Greta Garbo was born Greta Lovisa Gustafsson on September 18, 1905, in Stockholm, Sweden, to Anna Lovisa (Johansdotter), who worked at a jam factory, and Karl Alfred Gustafsson, a laborer. She was fourteen when her father died, which left the family destitute. Greta was forced to leave school and go to work in a department store. The store used her as a model in its newspaper ads. She had no film aspirations until she appeared in short advertising film at that same department store while she was still a teenager. Erik A. Petschler, a comedy director, saw the film and gave her a small part in his Luffar-Petter (1922). Encouraged by her own performance, she applied for and won a scholarship to a Swedish drama school. While there she appeared in at least one film, En lyckoriddare (1921). Both were small parts, but it was a start. Finally famed Swedish director Mauritz Stiller pulled her from the drama school for the lead role in The Saga of Gösta Berling (1924). At 18 Greta was on a roll.
Following The Joyless Street (1925) both Greta and Stiller were offered contracts with MGM, and her first film for the studio was the American-made Torrent (1926), a silent film in which she didn’t have to speak a word of English. After a few more films, including The Temptress (1926), Love (1927) and A Woman of Affairs (1928), Greta starred in Anna Christie (1930) (her first “talkie”), which not only gave her a powerful screen presence but also garnered her an Academy Award nomination as Best Actress (she didn’t win). Later that year she filmed Romance (1930), which was somewhat of a letdown, but she bounced back in 1931, landing another lead role in Mata Hari (1931), which turned out to be a major hit.
Greta continued to give intense performances in whatever was handed her. The next year she was cast in what turned out to be yet another hit, Grand Hotel (1932). However, it was in MGM’s Anna Karenina (1935) that she gave what some consider the performance of her life. She was absolutely breathtaking in the role as a woman torn between two lovers and her son. Shortly afterwards, she starred in the historical drama Queen Christina (1933) playing the title character to great acclaim. She earned an Oscar nomination for her role in the romantic drama Camille (1936), again playing the title character. Her career suffered a setback the following year in Conquest (1937), which was a box office disaster. She later made a comeback when she starred in Ninotchka (1939), which showcased her comedic side.
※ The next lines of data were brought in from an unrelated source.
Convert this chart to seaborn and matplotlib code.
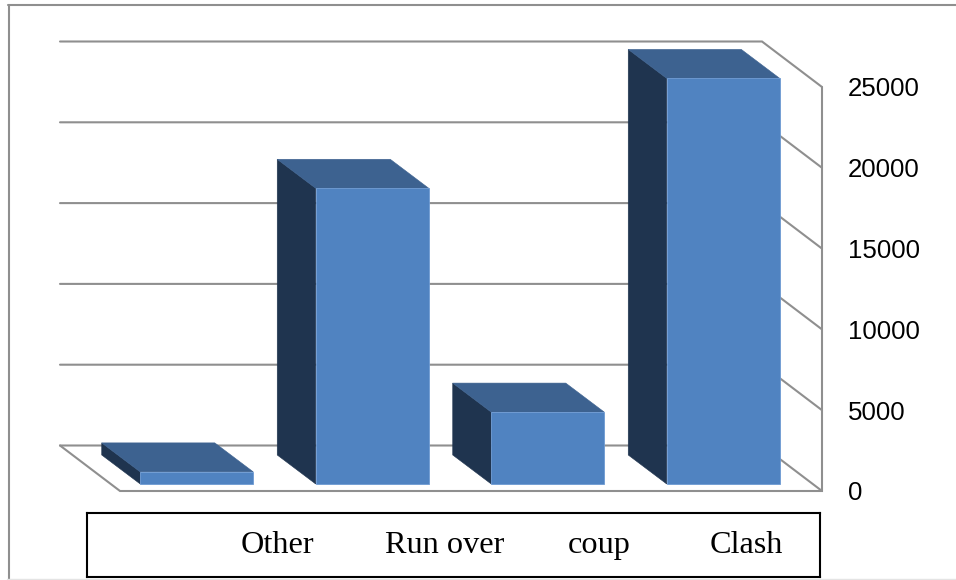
import matplotlib
matplotlib.use("Agg")
import matplotlib.pyplot as plt
from matplotlib.lines import Line2D
from matplotlib.patches import Polygon
import pandas as pd
import seaborn as sns

# Accident counts by type
categories = ["Other", "Run over", "coup", "Clash"]
counts = [750, 18300, 4450, 25100]
y_ticks = [0, 5000, 10000, 15000, 20000, 25000]
label_centres_px = [277.5, 445, 599, 746.5]

WIDTH, HEIGHT = 956, 580
WALL = "#8f8f8f"
FRONT, TOP, SIDE = "#5083c1", "#3d6290", "#1f344f"

sns.set_style("white")
plt.rcParams["font.family"] = ["Liberation Sans", "DejaVu Sans"]

fig = plt.figure(figsize=(WIDTH / 100, HEIGHT / 100), dpi=100)


def axes_px(left, top, right, bottom, **kwargs):
    """Add axes whose box is given in pixels measured from the top-left corner."""
    return fig.add_axes(
        [left / WIDTH, 1 - bottom / HEIGHT, (right - left) / WIDTH, (bottom - top) / HEIGHT],
        **kwargs,
    )


# Outer frame, open on the right
for xs, ys in [((9, 9), (0, 575)), ((8, 956), (575, 575))]:
    fig.add_artist(Line2D([x / WIDTH for x in xs], [y / HEIGHT for y in ys], color=WALL, lw=1.5))
fig.add_artist(Line2D([7 / WIDTH, 956 / WIDTH], [1.5 / HEIGHT] * 2, color="#e4e4e4", lw=1))

# Wall plane: carries the value scale and the chart's box drawing
ax_wall = axes_px(120, 87, 822, 491)
ax_wall.set_xlim(-0.5, 3.5)
ax_wall.set_ylim(0, 25000)
ax_wall.patch.set_alpha(0)
sns.despine(ax=ax_wall, left=True, bottom=True, top=True, right=True)
ax_wall.set_xticks([])
ax_wall.yaxis.tick_right()
ax_wall.set_yticks(y_ticks)
ax_wall.tick_params(axis="y", length=0, pad=18.7, labelsize=18.6, labelcolor="black")

unit_x = 702 / 4
unit_y = 404 / 25000
back_dx, back_dy = 60 / unit_x, 45.5 / unit_y
x0, x1 = -0.5, 3.5
line_style = dict(color=WALL, lw=1.5, clip_on=False, solid_capstyle="round", solid_joinstyle="miter")
for v in y_ticks:
    ax_wall.plot([x0 - back_dx, x1 - back_dx, x1], [v + back_dy, v + back_dy, v], **line_style)
ax_wall.plot([x0 - back_dx, x0, x1, x1], [back_dy, 0, 0, 25000], **line_style)

# Bar plane sits slightly behind the front edge of the floor
ax_bars = axes_px(109, 80, 811, 484)
frame = pd.DataFrame({"type": categories, "count": counts})
sns.barplot(
    data=frame, x="type", y="count", order=categories, color=FRONT, saturation=1,
    width=0.644, ax=ax_bars, edgecolor="#6d9ad3", linewidth=0.6, clip_on=False, zorder=3,
)
ax_bars.set_xlim(-0.5, 3.5)
ax_bars.set_ylim(0, 25000)
ax_bars.set_axis_off()

# Extrude each bar backwards into a top face and a side face
depth_x, depth_y = 38.5 / unit_x, 29 / unit_y
for bar in ax_bars.patches:
    left, right = bar.get_x(), bar.get_x() + bar.get_width()
    h = bar.get_height()
    ax_bars.add_patch(Polygon(
        [(left, 0), (left, h), (left - depth_x, h + depth_y), (left - depth_x, depth_y)],
        closed=True, facecolor=SIDE, edgecolor=SIDE, lw=0.4, clip_on=False, zorder=2,
    ))
    ax_bars.add_patch(Polygon(
        [(left, h), (right, h), (right - depth_x, h + depth_y), (left - depth_x, h + depth_y)],
        closed=True, facecolor=TOP, edgecolor=TOP, lw=0.4, clip_on=False, zorder=2,
    ))

# Category labels inside a black outlined box
box_left, box_right, box_top, box_bottom = 86.5, 819.5, 513, 577
ax_box = axes_px(box_left, box_top, box_right, box_bottom)
ax_box.set_xticks([])
ax_box.set_yticks([])
for spine in ax_box.spines.values():
    spine.set_visible(True)
    spine.set_color("black")
    spine.set_linewidth(1.5)
for name, cx in zip(categories, label_centres_px):
    ax_box.text(
        (cx - box_left) / (box_right - box_left), (box_bottom - 553) / (box_bottom - box_top),
        name, transform=ax_box.transAxes, ha="center", va="baseline",
        family=["Liberation Serif", "DejaVu Serif"], fontsize=23.2, color="black",
    )

fig.savefig("out.png", dpi=100, facecolor="white")
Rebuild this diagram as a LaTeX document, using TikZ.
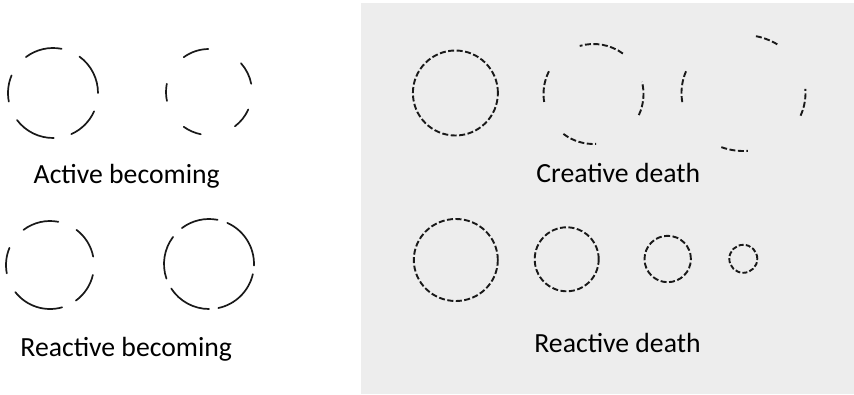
\documentclass[tikz,border=0pt]{standalone}
\usepackage{fontspec}
\setmainfont{Carlito}
\definecolor{panelgray}{RGB}{237,237,237}
\begin{document}
\begin{tikzpicture}[x=1pt,y=1pt,
  becom/.style={line width=1.7pt,line cap=round,black!90},
  dth/.style={line width=1.9pt,black!90,dash pattern=on 6pt off 2.5pt},
  lbl/.style={anchor=base,inner sep=0pt,font=\fontsize{27.7}{30}\selectfont}]
\useasboundingbox (0,0) rectangle (854,394);
\fill[white] (0,0) rectangle (854,394);
\fill[panelgray] (361,0) rectangle (854,391);
% Active becoming
\foreach \a/\b in {79/127,0/54,157/191,217/271,294/336}
  \draw[becom] ([shift={(\a:45)}]53,301) arc[start angle=\a,end angle=\b,radius=45];
\foreach \a/\b in {91/126,11/42,169/192,234/259,307/336}
  \draw[becom] ([shift={(\a:43)}]209,302) arc[start angle=\a,end angle=\b,radius=43];
% Reactive becoming
\foreach \a/\b in {79/127,11/53,306/347,157/191,218/286}
  \draw[becom] ([shift={(\a:44)}]50,129) arc[start angle=\a,end angle=\b,radius=44];
\foreach \a/\b in {79/127,-2/66,282/347,213/270,143/199}
  \draw[becom] ([shift={(\a:45)}]209,130) arc[start angle=\a,end angle=\b,radius=45];
% Creative death
\draw[dth] (455.4,301) circle[radius=42.5];
\foreach \a/\b in {54/106,153/191,-25/14,233/273}
  \draw[dth] ([shift={(\a:50)}]593.5,300) arc[start angle=\a,end angle=\b,radius=50];
\foreach \a/\b in {57/80,158/190,-23/4,249/274}
  \draw[dth] ([shift={(\a:62 and 58)}]743.5,301) arc[start angle=\a,end angle=\b,x radius=62,y radius=58];
% Reactive death
\draw[dth] (455.8,134) ellipse[x radius=42,y radius=41];
\draw[dth] (566.7,134.7) circle[radius=32];
\draw[dth] (667.7,135) circle[radius=23.2];
\draw[dth,dash pattern=on 5pt off 2.2pt] (743.3,135.2) circle[radius=14];
% Labels
\node[lbl] (ab) at (126.7,210.7) {Active becoming};
\node[lbl] (rb) at (126.2,37.3) {Reactive becoming};
\node[lbl] (cd) at (618.3,211.7) {Creative death};
\node[lbl] (rd) at (617.5,41.7) {Reactive death};
\end{tikzpicture}
\end{document}
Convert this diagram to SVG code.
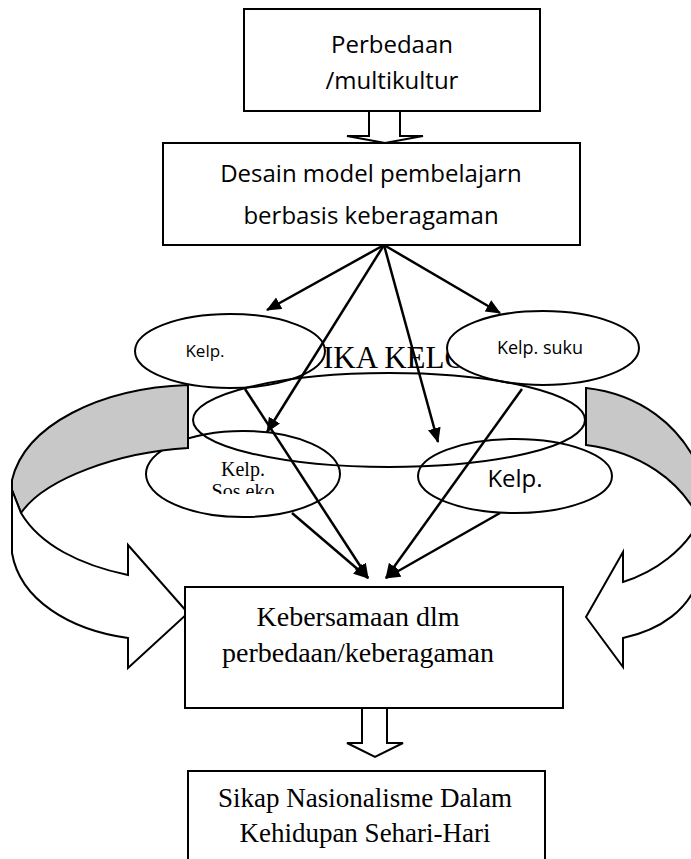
<svg xmlns="http://www.w3.org/2000/svg" width="691" height="859" viewBox="0 0 691 859">
<style>
.box{fill:#fff;stroke:#000;stroke-width:2}
.ell{fill:#fff;stroke:#000;stroke-width:2}
.ell0{fill:none;stroke:#000;stroke-width:2}
.blk{fill:#fff;stroke:#000;stroke-width:2;stroke-linejoin:miter}
.gray{fill:#c8c8c8;stroke:#000;stroke-width:2}
.sans{font-family:"Open Sans","Noto Sans",sans-serif;fill:#000}
.serif{font-family:"Liberation Serif","Times New Roman",serif;fill:#000}
.con line{stroke:#000;stroke-width:2.5;marker-end:url(#ah)}
</style>
<defs>
<marker id="ah" markerUnits="userSpaceOnUse" markerWidth="16" markerHeight="14" refX="14" refY="6.5" orient="auto">
<path d="M0,0 L15,6.5 L0,13 Z" fill="#000"/>
</marker>
<clipPath id="sosclip"><rect x="140" y="440" width="210" height="54"/></clipPath>
</defs>

<g id="box-perbedaan">
<rect class="box" x="244" y="9" width="296" height="102"/>
<text class="sans" font-size="24" x="392" y="53" text-anchor="middle">Perbedaan</text>
<text class="sans" font-size="24" x="392" y="89" text-anchor="middle">/multikultur</text>
</g>

<g id="block-arrow-1">
<polygon class="blk" points="369,111 400,111 400,136 423,136 385,143 347,136 369,136"/>
</g>

<g id="box-desain">
<rect class="box" x="163" y="143" width="417" height="102"/>
<text class="sans" font-size="24" x="371" y="182" text-anchor="middle">Desain model pembelajarn</text>
<text class="sans" font-size="24" x="371" y="224" text-anchor="middle">berbasis keberagaman</text>
</g>

<g id="label-dinamika">
<text class="serif" font-size="31" x="323" y="368">IKA KELO</text>
</g>

<g id="node-kelp-1">
<ellipse class="ell" cx="230" cy="351" rx="95" ry="37"/>
<text class="sans" font-size="17" x="205" y="357" text-anchor="middle">Kelp.</text>
</g>

<g id="node-kelp-suku">
<ellipse class="ell" cx="543" cy="348" rx="96" ry="37"/>
<text class="sans" font-size="18" x="540" y="354" text-anchor="middle">Kelp. suku</text>
</g>

<g id="node-kelp-sosek">
<ellipse class="ell" cx="243" cy="474" rx="97" ry="43"/>
<g clip-path="url(#sosclip)">
<text class="serif" font-size="20" x="243" y="476" text-anchor="middle">Kelp.</text>
<text class="serif" font-size="20" x="243" y="498" text-anchor="middle">Sos eko</text>
</g>
</g>

<g id="node-kelp-4">
<ellipse class="ell" cx="515" cy="476" rx="97" ry="37"/>
<text class="sans" font-size="24" x="515" y="487" text-anchor="middle">Kelp.</text>
</g>

<g id="node-dinamika-ellipse">
<ellipse class="ell0" cx="389" cy="420" rx="196" ry="47"/>
</g>

<g id="curved-arrow-left">
<path class="gray" d="M188,385 C100,388 25,425 12,480 L12,490 L21,513 C45,478 120,452 188,448 Z"/>
<path class="blk" d="M12,490 L12,553 C20,600 70,630 128,638 L128,668 L188,613 L128,545 L128,575 C80,565 40,545 21,513 Z"/>
</g>

<g id="curved-arrow-right">
<path class="gray" d="M586,388 C640,394 680,425 700,470 L700,520 C680,480 640,452 586,445 Z"/>
<path class="blk" d="M700,515 L700,575 C690,610 660,630 623,638 L623,667 L586,617 L623,552 L623,582 C655,572 685,550 700,520 Z"/>
</g>

<g id="box-kebersamaan">
<rect class="box" x="185" y="587" width="378" height="121"/>
<text class="serif" font-size="28" x="358" y="626" text-anchor="middle">Kebersamaan dlm</text>
<text class="serif" font-size="28" x="358" y="662" text-anchor="middle">perbedaan/keberagaman</text>
</g>

<g id="block-arrow-2">
<polygon class="blk" points="362,708 387,708 387,743 403,743 375,757 347,743 362,743"/>
</g>

<g id="box-sikap">
<rect class="box" x="188" y="771" width="357" height="100"/>
<text class="serif" font-size="27" x="365" y="807" text-anchor="middle">Sikap Nasionalisme Dalam</text>
<text class="serif" font-size="27" x="365" y="842" text-anchor="middle">Kehidupan Sehari-Hari</text>
</g>

<g id="connectors" class="con">
<line x1="384" y1="245" x2="267" y2="310"/>
<line x1="384" y1="245" x2="500" y2="313"/>
<line x1="384" y1="245" x2="267" y2="432"/>
<line x1="384" y1="245" x2="438" y2="442"/>
<line x1="245" y1="389" x2="368" y2="578"/>
<line x1="292" y1="513" x2="368" y2="578"/>
<line x1="522" y1="389" x2="386" y2="578"/>
<line x1="500" y1="513" x2="386" y2="578"/>
</g>
</svg>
It wasn’t until two years later she made what was to be her last film, Two-Faced Woman (1941), another comedy. But the film drew controversy and was condemned by the Catholic Church and other groups and was a box office failure, which left Garbo shaken.
After World War II Greta, by her own admission, felt that the world had changed perhaps forever and she retired, never again to face the camera. She would work for the rest of her life to perpetuate the Garbo mystique. Her films, she felt, had their proper place in history and would gain in value. She abandoned Hollywood and moved to New York City. She would jet-set with some of the world’s best-known personalities such as Aristotle Onassis and others. She spent time gardening and raising flowers and vegetables. In 1954 Greta was given a special Oscar for past unforgettable performances. She even penned her biography in 1990.
On April 15, 1990, Greta died of natural causes in New York and with her went the “Garbo Mystique”. She was 84.